Assuming news reports involving draft executive orders are indications of the way the wind is blowing in the Trump White House, in short order we will have a blitz of new immigration policies and practices imposed by the 45th president that include building the famous border wall; supporting that wall with a massive increase in border-control agents and temporary detention facilities; revocation of Obama’s DACA and DAPA initiatives providing protection from prosecution for Dreamers and their parents; a beefed-up e-verify program aimed at employers of undocumented workers; new measures to prevent immigrants from accessing any sort of public benefits; punitive actions toward so-called sanctuary cities that refuse to help the feds enforce immigration laws; and plans for a tightening of legal immigration as well.
Sure, some cynics may have thought Trump’s hard-line talk about an immigration crackdown was just campaign-season chump change attractive to the talk-radio-listening element of the GOP base. But no one can honestly say the man didn’t give us all fair warning.

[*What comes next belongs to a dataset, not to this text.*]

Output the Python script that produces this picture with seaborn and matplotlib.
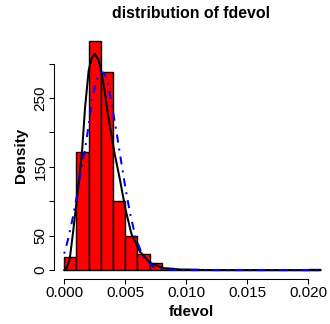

While it is easy to get bogged down in the details of these steps, it is important to understand that many of them are addressing what is at the moment a phantom menace as illusory as the immigrant voter fraud Trump says he will “investigate”: that would be the idea that huge numbers of bad people are pouring over an unprotected Mexican border to do crimes and go on welfare. The simple fact is that net immigration from Mexico is at zero. So the massive cost (an estimated $20 billion for construction and $13 billion a year for staffing) and energy involved in building the famous wall and backing it up with the appropriate resources to seal off the border is basically a symbolic initiative to solve a problem that no longer exists.

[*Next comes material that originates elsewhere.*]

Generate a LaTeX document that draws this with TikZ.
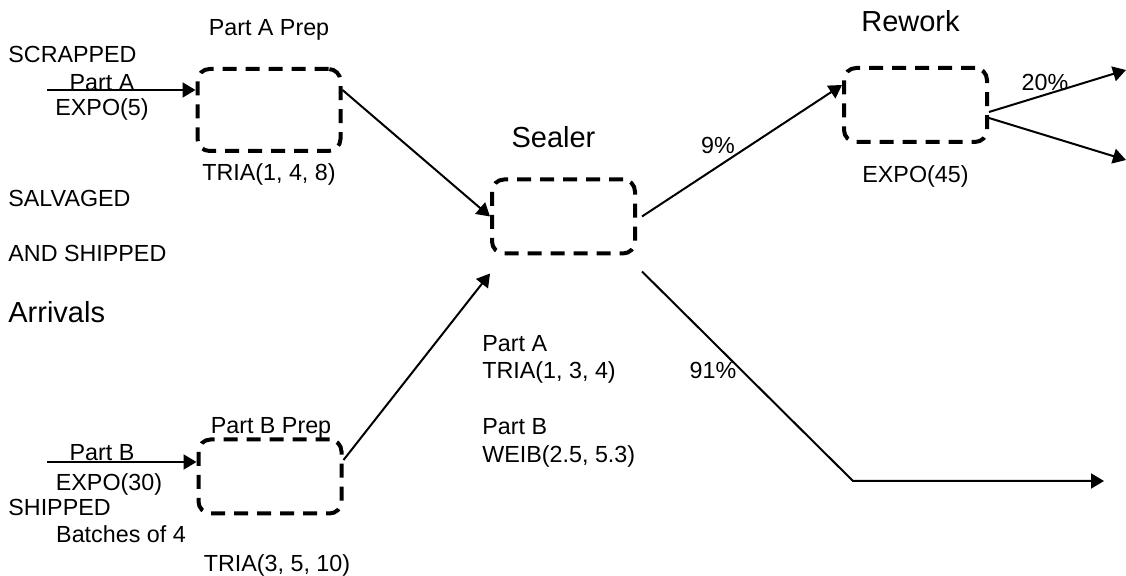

Meanwhile, the Trump initiatives dealing with the real immigration problem, the 11 million undocumented immigrants currently living in the U.S., are mostly aimed at making these people feel insecure and exposed to prosecution. DACA’s protection of 750,000 Dreamers, and DAPA’s prospective protection (it has been held up by a federal judge) of as many as 4 million more, would go away (after temporary work permits expire, to be exact). Presumably the restrictions on public benefits, the enhanced e-verify program, and attacks on sanctuary cities would make still more of the 11 million fear the next knock on the door or traffic stop.
What Trump is not doing, however, is putting together the plan or providing the resources to in fact prosecute and deport the undocumented population, despite his repeated promises to eschew any sort of amnesty for people who entered the country illegally. Yes, he will have some showy deportations of people convicted of crimes (which would simply continue the enforcement priorities of the Obama administration). But there is no sign yet Trump is willing or able to undertake the immense costs (one estimate for a “total deportation” plan is $114 billion) and risk the humanitarian blowback of a mass-deportation program. For one thing, it could create a major collision with the Roman Catholic Church, a natural focal point for resistance in the U.S. and across Latin America, extending most likely to the Latin American Pope.

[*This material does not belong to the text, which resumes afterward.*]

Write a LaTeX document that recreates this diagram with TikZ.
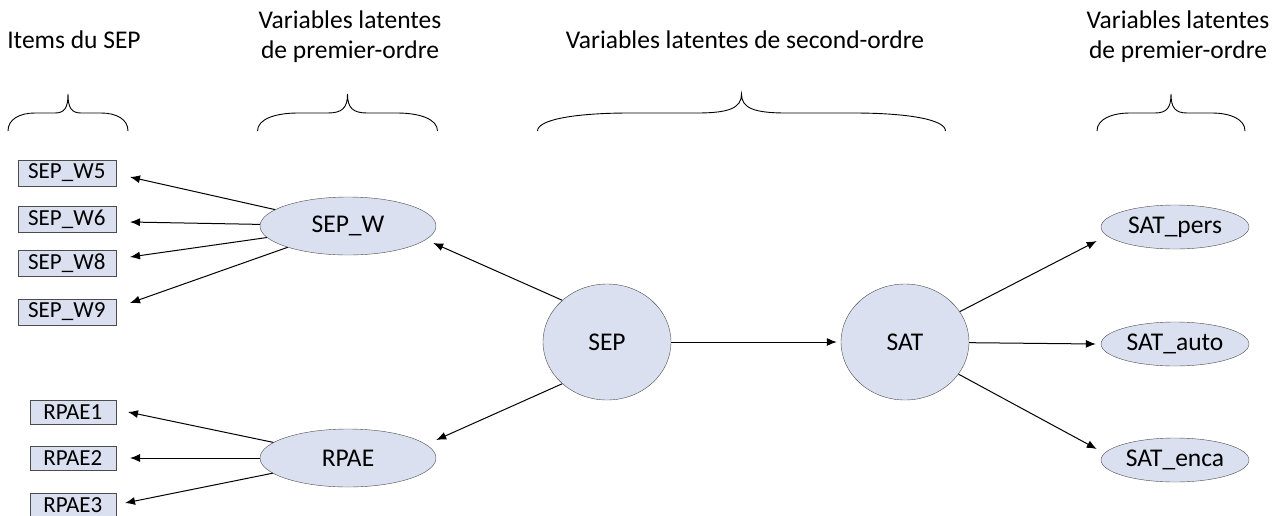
\documentclass[tikz,border=0pt]{standalone}
\usepackage{fontspec}
\setmainfont{Carlito}
\usetikzlibrary{positioning,arrows.meta,shapes.geometric}
\definecolor{latfill}{RGB}{218,224,239}

\begin{document}
\begin{tikzpicture}[x=1pt, y=-1pt, font=\fontsize{25.5}{30}\selectfont, >={Latex[length=10pt,width=8pt]},
  item/.style={draw=black!70, fill=latfill, anchor=east, inner sep=0pt, minimum height=26pt,
    font=\fontsize{23}{27}\selectfont},
  latent/.style={draw=black!70, fill=latfill, ellipse, inner sep=0pt},
  link/.style={->, line width=1pt},
  title/.style={align=center}]
  \useasboundingbox (0,0) rectangle (1274,515);

  % column titles
  \node[title] (titems) at (74,40) {Items du SEP};
  \node[title] (tfirst) at (350,37) {Variables latentes\\de premier-ordre};
  \node[title] (tsecond) at (745,40) {Variables latentes de second-ordre};
  \node[title] (tfirstr) at (1178,37) {Variables latentes\\de premier-ordre};

  % braces
  \foreach \xm/\w in {68/60, 347.5/90, 741.5/204, 1171/74}
    \draw[line width=0.9pt, shift={(\xm,0)}, xscale=\w]
      (-1,131) .. controls (-1,119) and (-0.8,113) .. (-0.55,113) -- (-0.22,113)
      .. controls (-0.06,113) and (0,108) .. (0,94)
      .. controls (0,108) and (0.06,113) .. (0.22,113) -- (0.55,113)
      .. controls (0.8,113) and (1,119) .. (1,131);

  % items
  \node[item, minimum width=98pt] (sepw5) at (116,173) {SEP\_W5};
  \node[item, minimum width=98pt] (sepw6) at (116,219) {SEP\_W6};
  \node[item, minimum width=98pt] (sepw8) at (116,263) {SEP\_W8};
  \node[item, minimum width=98pt] (sepw9) at (116,312) {SEP\_W9};
  \node[item, minimum width=86pt, minimum height=24pt] (rpae1) at (116,412) {RPAE1};
  \node[item, minimum width=86pt, minimum height=24pt] (rpae2) at (116,458) {RPAE2};
  \node[item, minimum width=86pt, minimum height=24pt] (rpae3) at (116,505) {RPAE3};

  % latent variables
  \node[latent, minimum width=176pt, minimum height=58pt] (sepw) at (348,226) {SEP\_W};
  \node[latent, minimum width=176pt, minimum height=58pt] (rpae) at (348,458) {RPAE};
  \node[latent, minimum width=128pt, minimum height=116pt] (sep) at (607,342) {SEP};
  \node[latent, minimum width=128pt, minimum height=116pt] (sat) at (905,342) {SAT};
  \node[latent, minimum width=148pt, minimum height=44pt] (satpers) at (1175,227) {SAT\_pers};
  \node[latent, minimum width=148pt, minimum height=44pt] (satauto) at (1175,344) {SAT\_auto};
  \node[latent, minimum width=148pt, minimum height=44pt] (satenca) at (1175,460) {SAT\_enca};

  % loadings
  \draw[link] (sepw) -- ([xshift=14pt,yshift=-4pt]sepw5.east);
  \draw[link] (sepw) -- ([xshift=14pt,yshift=-3pt]sepw6.east);
  \draw[link] (sepw) -- ([xshift=14pt,yshift=6pt]sepw8.east);
  \draw[link] (sepw) -- ([xshift=14pt,yshift=9pt]sepw9.east);
  \draw[link] (rpae) -- ([xshift=12pt]rpae1.east);
  \draw[link] (rpae) -- ([xshift=14pt]rpae2.east);
  \draw[link] (rpae) -- ([xshift=9pt,yshift=2pt]rpae3.east);

  \draw[link] (sep.137) -- ([xshift=-3pt,yshift=-17pt]sepw.east);
  \draw[link] (sep.-137) -- ([yshift=18pt]rpae.east);
  \draw[link, shorten >=4pt] (sep) -- (sat);
  \draw[link] (sat.29) -- ([xshift=-4pt,yshift=-14pt]satpers.west);
  \draw[link] (sat) -- ([xshift=-5pt]satauto.west);
  \draw[link] (sat.-31) -- ([xshift=-4pt,yshift=11pt]satenca.west);
\end{tikzpicture}
\end{document}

So at present, all of Trump’s posturing and policy-making on illegal immigration really amounts to a loud and expensive plan to encourage self-deportation of the undocumented by making their lives — and most likely, the lives of legal immigrants and U.S. citizens who happen to look like them — as difficult as possible. In some respects, this approach will arouse even more hostility than a mass-deportation strategy, precisely because it depends on encouraging broad-based suspicion toward Latinos, including those who have broken no laws and have as much of a right to the peaceful enjoyment of life as Trump himself. Combined with Trump’s regular statements of support for racial profiling as a law-enforcement tool, a self-deportation strategy could make the United States a very uncomfortable place for nonwhite people, just as it has been so often in the past (you know, those years of greatness Trump’s core supporters want to bring back).
So does Trump simply lack the courage to come right out and ask for money for the thousands of cattle cars and the vast network of transit camps that he’d be focused on if deportation rather than self-deportation was his goal? That’s unclear; maybe he will go there in the future. For now, though, it looks like his immigration blitz is mostly smoke and mirrors, with a nasty undertone of white identity politics.